Haverfordwest Castle

Haverfordwest Castle © Crown copyright (2014) Visit Wales

Haverfordwest Castle © Crown copyright (2014) Visit Wales

The castle was first established by Gilbert de Clare, earl of Pembroke prior to William Marshal gaining the title through marriage to Gilbert’s daughter Isabel. It was considered, at the time, to be one of the strongest castles in Wales and it remained an Norman stronghold throughout its history. It is first mentioned by Giraldus Cambrensis as one of the places he visited in 1188, eleven years prior to Marshal’s involvement in the county.

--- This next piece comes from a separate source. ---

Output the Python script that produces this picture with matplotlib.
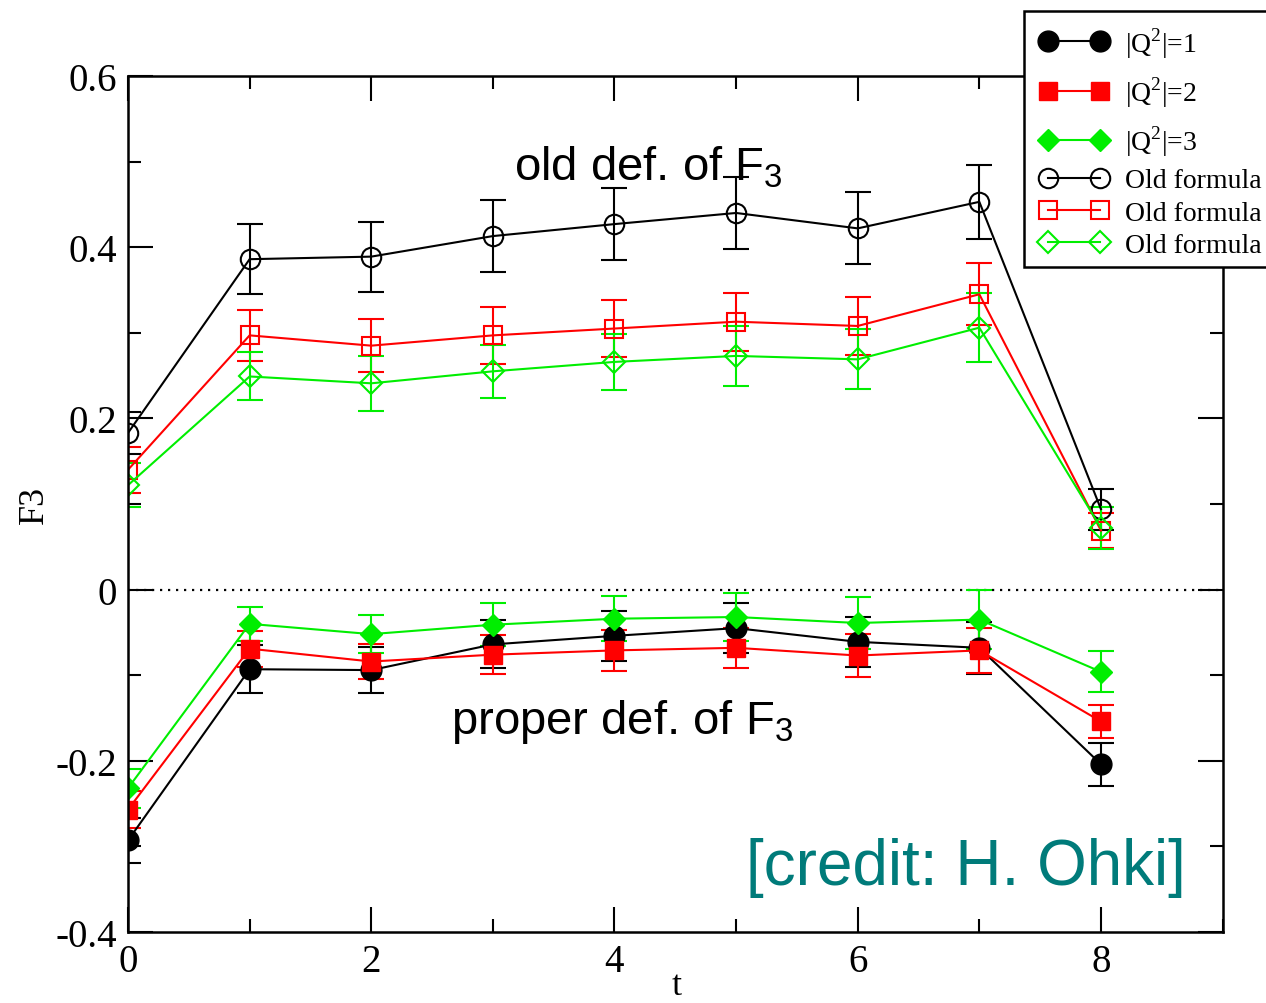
import numpy as np
import matplotlib
matplotlib.use('Agg')
import matplotlib.pyplot as plt
from matplotlib.ticker import MultipleLocator
from matplotlib.lines import Line2D
from matplotlib.patches import Rectangle

plt.rcParams['font.family'] = 'Liberation Serif'
plt.rcParams['mathtext.fontset'] = 'custom'
plt.rcParams['mathtext.rm'] = 'Liberation Serif'
plt.rcParams['mathtext.sf'] = 'Liberation Sans'

# --- Data ---
t = [0, 1, 2, 3, 4, 5, 6, 7, 8]

# proper definition of F3
q1_val = [-0.293, -0.093, -0.094, -0.064, -0.054, -0.045, -0.061, -0.068, -0.204]
q1_err = [0.026, 0.028, 0.027, 0.028, 0.029, 0.029, 0.029, 0.030, 0.025]
q2_val = [-0.257, -0.069, -0.084, -0.076, -0.071, -0.068, -0.077, -0.071, -0.154]
q2_err = [0.022, 0.021, 0.021, 0.023, 0.024, 0.023, 0.025, 0.026, 0.019]
q3_val = [-0.232, -0.040, -0.052, -0.041, -0.034, -0.032, -0.039, -0.035, -0.096]
q3_err = [0.023, 0.020, 0.022, 0.025, 0.026, 0.028, 0.030, 0.034, 0.024]

# old formula
old1_val = [0.183, 0.386, 0.389, 0.413, 0.427, 0.440, 0.422, 0.453, 0.094]
old1_err = [0.024, 0.041, 0.041, 0.042, 0.042, 0.042, 0.042, 0.043, 0.024]
old2_val = [0.140, 0.297, 0.285, 0.297, 0.305, 0.313, 0.308, 0.345, 0.069]
old2_err = [0.027, 0.030, 0.031, 0.033, 0.033, 0.034, 0.034, 0.036, 0.020]
old3_val = [0.122, 0.249, 0.241, 0.255, 0.266, 0.273, 0.269, 0.306, 0.072]
old3_err = [0.026, 0.028, 0.032, 0.031, 0.033, 0.035, 0.035, 0.040, 0.025]

q_labels = [r'|Q$^{2}$|=1', r'|Q$^{2}$|=2', r'|Q$^{2}$|=3']
old_labels = ['Old formula', 'Old formula', 'Old formula']

x_ticks = [0, 2, 4, 6, 8]
y_ticks = [-0.4, -0.2, 0, 0.2, 0.4, 0.6]
y_tick_labels = ['-0.4', '-0.2', '0', '0.2', '0.4', '0.6']

GREEN = '#00ee00'
TEAL = '#007b7a'
W, H = 1266, 1004

# series styles: (color, marker, markersize)
styles = [('black', 'o', 15), ('red', 's', 13.5), (GREEN, 'D', 11.5)]
old_styles = [('black', 'o', 14), ('red', 's', 13), (GREEN, 'D', 11.5)]

fig = plt.figure(figsize=(W / 100, H / 100), dpi=100)
ax = fig.add_axes([0.1011, 0.0707, 0.8646, 0.8526])

ax.axhline(0, color='black', lw=1.6, ls=(0, (1, 2.6)), zorder=1)

common = dict(lw=1.5, elinewidth=1.5, capsize=9.4, capthick=1.5)

for (c, m, ms), v, e in zip(styles, [q1_val, q2_val, q3_val],
                            [q1_err, q2_err, q3_err]):
    ax.errorbar(t, v, yerr=e, color=c, marker=m, ms=ms, **common)

for (c, m, ms), v, e in zip(old_styles, [old1_val, old2_val, old3_val],
                            [old1_err, old2_err, old3_err]):
    ax.errorbar(t, v, yerr=e, color=c, marker=m, ms=ms, mfc='none', mew=1.5,
                **common)

ax.set_xlim(0, 9)
ax.set_ylim(-0.4, 0.6)
ax.set_xticks(x_ticks)
ax.xaxis.set_minor_locator(MultipleLocator(1))
ax.set_yticks(y_ticks)
ax.set_yticklabels(y_tick_labels)
ax.yaxis.set_minor_locator(MultipleLocator(0.1))
ax.tick_params(which='both', direction='in', top=True, right=True,
               labelsize=28, width=1.5)
ax.tick_params(which='major', length=18, pad=8)
ax.tick_params(which='minor', length=9.5)
for s in ax.spines.values():
    s.set_linewidth(1.8)

ax.set_xlabel('t', fontsize=26, va='top')
ax.xaxis.set_label_coords(0.501, -0.043)
ax.set_ylabel('F3', fontsize=26, va='center')
ax.yaxis.set_label_coords(-0.085, 0.5)

ax.text(4.28, 0.494, r'old def. of F$_{\mathsf{3}}$', family='Liberation Sans',
        fontsize=34, ha='center', va='center')
ax.text(4.06, -0.154, r'proper def. of F$_{\mathsf{3}}$', family='Liberation Sans',
        fontsize=34, ha='center', va='center')
ax.text(6.89, -0.324, '[credit: H. Ohki]', family='Liberation Sans',
        fontsize=46, color=TEAL, ha='center', va='center')

# legend: white framed box at the top right, covering the axes corner,
# with two groups of entries that have their own row spacing
fig.patches.append(Rectangle((1024 / W, 1 - 268 / H), 300 / W, 256 / H,
                             transform=fig.transFigure, facecolor='white',
                             edgecolor='black', lw=1.8, zorder=4.9))

q_handles = [Line2D([], [], color=c, marker=m, ms=ms, lw=1.5)
             for c, m, ms in styles]
old_handles = [Line2D([], [], color=c, marker=m, ms=ms, lw=1.5,
                      mfc='none', mew=1.5) for c, m, ms in old_styles]

leg_kw = dict(loc='upper left', numpoints=2, fontsize=20, frameon=False,
              handlelength=2.47, handletextpad=0.59, borderpad=0,
              borderaxespad=0)
leg_q = fig.legend(q_handles, q_labels, bbox_to_anchor=(1040 / W, 1 - 26 / H),
                   labelspacing=0.52, **leg_kw)
leg_old = fig.legend(old_handles, old_labels,
                     bbox_to_anchor=(1040 / W, 1 - 169 / H),
                     labelspacing=0.25, **leg_kw)
leg_q.set_zorder(5)
leg_old.set_zorder(5)

fig.savefig('out.png', dpi=100)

King John visited the castle in 1210 on his return from Ireland.
It received its first marcher charter from William Marshal some time between 1213 and 1219, and obtained the lucrative trading privileges of an English borough. It traded both by land and sea, and had a busy tidal quay on the river below the ‘New’ bridge. At least ten guilds operated, and there was significant woollen cloth manufacture.

The present form of the castle is divided into two wards, and probably reflects that of the original 12th-century castle which would have started life as a wooden ringwork defence.

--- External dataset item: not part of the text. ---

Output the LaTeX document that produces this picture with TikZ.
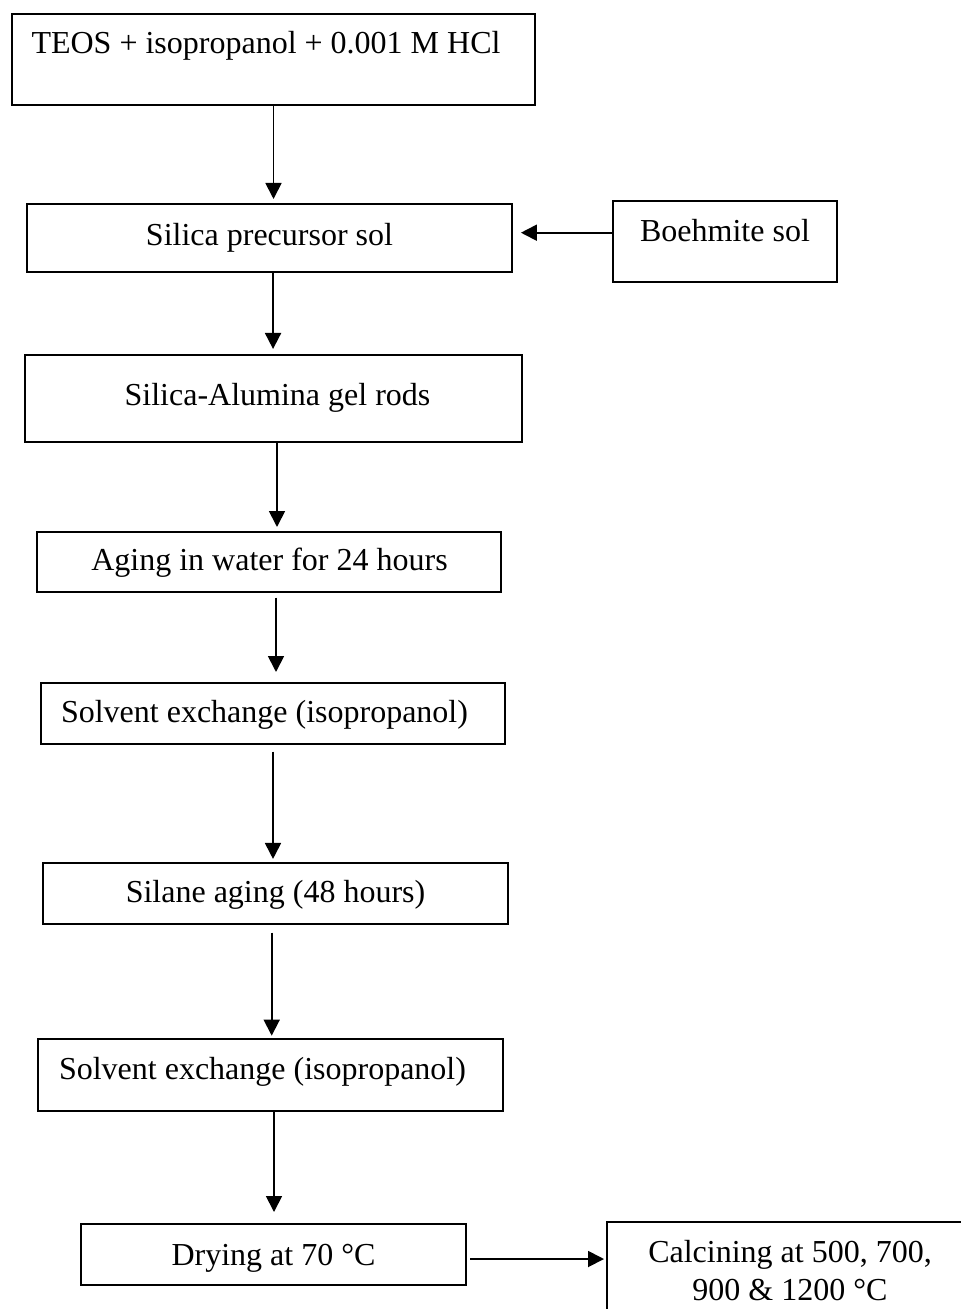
\documentclass[tikz,border=0pt]{standalone}
\usepackage{fontspec}
\setmainfont{Liberation Serif}
\usepackage{tikz}
\usetikzlibrary{arrows.meta,positioning,calc}

\begin{document}
\begin{tikzpicture}[x=0.5pt,y=-0.5pt,
    box/.style={draw,line width=1pt,inner sep=0pt},
    lbl/.style={anchor=base,inner sep=0pt,font=\fontsize{16}{19}\selectfont},
    arr/.style={-{Triangle[length=8pt,width=8pt]},line width=0.9pt}]
    \useasboundingbox (0,0) rectangle (961,1309);
    \clip (0,0) rectangle (961,1309);
    \node[box,minimum width=261.5pt,minimum height=45.5pt] (teos) at (273.5,59.5) {};
    \node[box,minimum width=242.25pt,minimum height=34.25pt] (sol) at (269.25,238.25) {};
    \node[box,minimum width=112pt,minimum height=40.5pt] (boeh) at (724.7,241.2) {};
    \node[box,minimum width=248.5pt,minimum height=43.5pt] (gel) at (273.5,398.5) {};
    \node[box,minimum width=232pt,minimum height=30pt] (aging) at (269,561.7) {};
    \node[box,minimum width=232pt,minimum height=30.5pt] (exch1) at (273,713.5) {};
    \node[box,minimum width=232.5pt,minimum height=30.65pt] (silane) at (275.5,893.3) {};
    \node[box,minimum width=232.5pt,minimum height=35.85pt] (exch2) at (270.5,1074.8) {};
    \node[box,minimum width=192.5pt,minimum height=30.5pt] (dry) at (273.5,1254.5) {};
    \node[box,minimum width=181.5pt,minimum height=51.5pt] (calc) at (788.5,1273.5) {};
    \node[lbl] (teos-t) at (266,54) {TEOS + isopropanol + 0.001 M HCl};
    \node[lbl] (sol-t) at (269.5,246) {Silica precursor sol};
    \node[lbl] (boeh-t) at (725,242) {Boehmite sol};
    \node[lbl] (gel-t) at (277.5,406) {Silica-Alumina gel rods};
    \node[lbl] (aging-t) at (269.5,570) {Aging in water for 24 hours};
    \node[lbl] (exch1-t) at (264.5,722.7) {Solvent exchange (isopropanol)};
    \node[lbl] (silane-t) at (275.5,902) {Silane aging (48 hours)};
    \node[lbl] (exch2-t) at (262.5,1079) {Solvent exchange (isopropanol)};
    \node[lbl] (dry-t) at (273.5,1265) {Drying at 70 °C};
    \node[lbl,align=center] (calc-t) at (790,1300) {Calcining at 500, 700,\\ 900 \& 1200 °C};
    \draw[arr,shorten >=2pt] (teos.south) -- (teos.south |- sol.north);
    \draw[arr,shorten >=2.5pt] ([xshift=1.9pt]sol.south) -- ([xshift=1.9pt]sol.south |- gel.north);
    \draw[arr,shorten >=1.85pt] ([xshift=1.75pt]gel.south) -- ([xshift=1.75pt]gel.south |- aging.north);
    \draw[arr,shorten <=2.5pt,shorten >=5pt] ([xshift=3.5pt]aging.south) -- ([xshift=3.5pt]aging.south |- exch1.north);
    \draw[arr,shorten <=3.35pt,shorten >=1.35pt] (exch1.south) -- (exch1.south |- silane.north);
    \draw[arr,shorten <=3.85pt,shorten >=1.15pt] ([xshift=-1.9pt]silane.south) -- ([xshift=-1.9pt]silane.south |- exch2.north);
    \draw[arr,shorten >=5.5pt] ([xshift=1.75pt]exch2.south) -- ([xshift=1.75pt]exch2.south |- dry.north);
    \draw[arr,shorten >=4.2pt] ([yshift=4.25pt]boeh.west) -- ([yshift=4.25pt]boeh.west -| sol.east);
    \draw[arr,shorten <=1.5pt,shorten >=1pt] ([yshift=-2.25pt]dry.east) -- ([yshift=-2.25pt]dry.east -| calc.west);
\end{tikzpicture}
\end{document}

Haverfordwest was fortified throughout the time of William Marshal and his successor William the Younger and by 1220, when it withstood an attack by Llywelyn the Great, it was a substantial stone castle.  After the Marshal line died out, it passed to the crown where it was acquired by Queen Eleanor (wife of Edward I) in 1289, who immediately began building there on a large scale, to judge from the considerable sums of money recorded as being spent on ‘the Queen's castle at Haverford’. Much of the existing masonry is late 13th-century in style and may well have been undertaken during the one year before her death in 1290.

Medieval Haverfordwest was defended by town walls around the high ground near the castle, which were later extended as the town rapidly became an important market and trading place. Nothing remains of these town walls, although three medieval churches of Haverfordwest do survive.
On 30 April 1479, the town was designated a county corporate by a charter of Edward, Prince of Wales, with the aim of supporting a campaign against piracy in local waters. It shared this distinction only with Carmarthen and a few towns in England, and remained officially ‘The Town and County of Haverfordwest’ until the abolition of the borough in 1974.

Haverfordwest Castle is currently owned and maintained by Pembrokeshire County Council www.pembrokeshire.gov.uk.